The data reveals a mixed performance by sector, with sales of food, drinks, and tobacco showing resilience, while non-food discretionary categories experienced more pronounced softness. This indicates consumers are prioritizing essentials amid economic pressures. Significant national divergences were also evident: Germany saw a 0.4% monthly decline, France a slight 0.1% increase, Italy a 0.5% gain, Spain a 0.2% drop, and the Netherlands a sharp 0.8% fall.
Concurrently, analysis from ING highlights that the EUR/USD currency pair is finding crucial support around the 1.0850 level. This stability stems from a significant repricing of European Central Bank (ECB) interest rate expectations. Markets now anticipate only 2-3 rate cuts in 2025 (50-75 basis points), down from expectations of 4 cuts (100 bps) in January, due to persistent services inflation and improved growth forecasts from Germany and France.
This ECB repricing, coupled with a synchronized shift in Federal Reserve expectations, has narrowed the monetary policy divergence between the two central banks. ING's analysis notes that reduced speculative short positions on the Euro and compressed implied volatility are providing technical support. Their fair value model suggests the Euro is trading within 2% of equilibrium, around 1.0900 against the US Dollar.

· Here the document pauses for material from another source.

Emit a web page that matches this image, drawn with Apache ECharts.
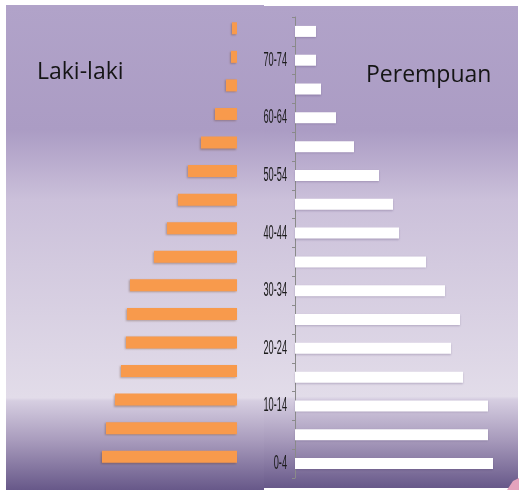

The weak retail sales data underscores persistent consumer caution, eroding real household income due to elevated living costs and the lagged effects of previous ECB rate hikes. This fragility in domestic demand is a key risk to the Eurozone's growth outlook and may lead to downward revisions of Q1 2025 GDP forecasts. For policymakers, the data supports a cautious, data-dependent approach from the ECB regarding future rate cuts and increases pressure on national governments to consider fiscal support measures.